MMiDS 3.5: Self-Assessment Quiz

In gradient descent, the update rule for moving from \(x_t\) to \(x_{t+1}\) is given by:

a) \(x_{t+1} = x_t + \alpha_t \nabla f(x_t)\)
b) \(x_{t+1} = x_t - \alpha_t \nabla f(x_t)\)
c) \(x_{t+1} = x_t + \frac{\nabla f(x_t)}{\|\nabla f(x_t)\|}\)
d) \(x_{t+1} = x_t - \frac{\nabla f(x_t)}{\|\nabla f(x_t)\|}\)

In the gradient descent update rule \(x_{t+1} = x_t - \alpha_t \nabla f(x_t)\), what does \(\alpha_t\) represent?

a) The gradient of \(f\) at \(x_t\)
b) The step size or learning rate
c) The direction of steepest ascent
d) The Hessian matrix of \(f\) at \(x_t\)

A function \(f : \mathbb{R}^d \to \mathbb{R}\) is said to be \(L\)-smooth if:

a) \(\|\nabla f(x)\| \leq L\) for all \(x \in \mathbb{R}^d\)
b) \(-LI_{d\times d} \preceq H_f(x) \preceq LI_{d\times d}\) for all \(x \in \mathbb{R}^d\)
c) \(f(y) \leq f(x) + \nabla f(x)^T(y - x) + \frac{L}{2}\|y - x\|^2\) for all \(x, y \in \mathbb{R}^d\)
d) Both b) and c)

What is the step size used in the convergence theorem for gradient descent in the smooth case?

a) \(\alpha_t = \frac{1}{L}\)
b) \(\alpha_t = \frac{1}{t}\)
c) \(\alpha_t = \frac{1}{L^2}\)
d) \(\alpha_t = \frac{1}{\sqrt{t}}\)

Suppose \(f : \mathbb{R}^d \to \mathbb{R}\) is \(L\)-smooth and bounded from below. According to the "Convergence of Gradient Descent: Smooth Case" theorem, gradient descent with step size \(\alpha_t = \frac{1}{L}\) started from any \(x_0\) produces a sequence \(\{x_t\}\) such that

a) \(\lim_{t \to +\infty} f(x_t) = 0\)
b) \(\lim_{t \to +\infty} \|\nabla f(x_t)\| = 0\)
c) \(\min_{t=0,\ldots,S-1} \|\nabla f(x_t)\| \leq \sqrt{\frac{2L[f(x_0) - \bar{f}]}{S}}\) after \(S\) steps
d) Both b) and c)

Suppose \(f : \mathbb{R}^d \to \mathbb{R}\) is \(L\)-smooth and \(m\)-strongly convex with a global minimizer at \(x^*\). According to the "Convergence of Gradient Descent: Strongly Convex Case" theorem, gradient descent with step size \(\alpha = \frac{1}{L}\) started from any \(x_0\) produces a sequence \(\{x_t\}\) such that after \(S\) steps:

a) \(f(x_S) - f(x^*) \leq \left(1 - \frac{m}{L}\right)^S[f(x_0) - f(x^*)]\)
b) \(f(x_S) - f(x^*) \geq \left(1 - \frac{m}{L}\right)^S[f(x_0) - f(x^*)]\)
c) \(f(x_S) - f(x^*) \leq \left(1 + \frac{m}{L}\right)^S[f(x_0) - f(x^*)]\)
d) \(f(x_S) - f(x^*) \geq \left(1 + \frac{m}{L}\right)^S[f(x_0) - f(x^*)]\)

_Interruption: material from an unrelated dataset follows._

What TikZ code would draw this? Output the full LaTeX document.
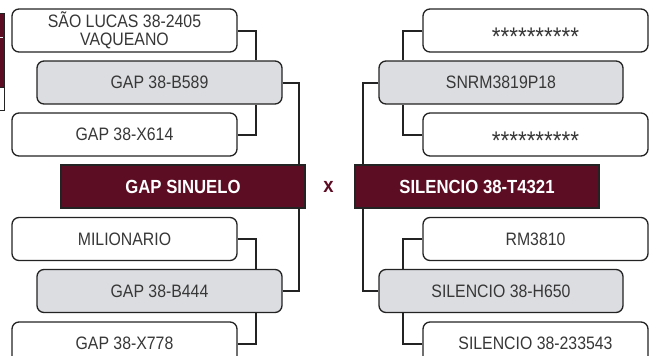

If a function \(f\) is \(m\)-strongly convex, what can we say about its global minimizer?

a) It may not exist.
b) It exists and is unique.
c) It exists but may not be unique.
d) It always occurs at the origin.

What is the key property of strongly convex functions that allows us to establish a faster convergence rate for gradient descent compared to the smooth case?

a) Strong convexity implies smoothness.
b) Strong convexity allows us to relate the function value at a point to the norm of the gradient at that point.
c) Strong convexity guarantees the existence of a unique global minimum.
d) Strong convexity ensures that the function is bounded from below.

What mathematical concept does the Descent Guarantee for Smooth Functions primarily rely on?

a) Taylor's Theorem
b) Cauchy-Schwarz Inequality
c) Mean Value Theorem
d) Fundamental Theorem of Calculus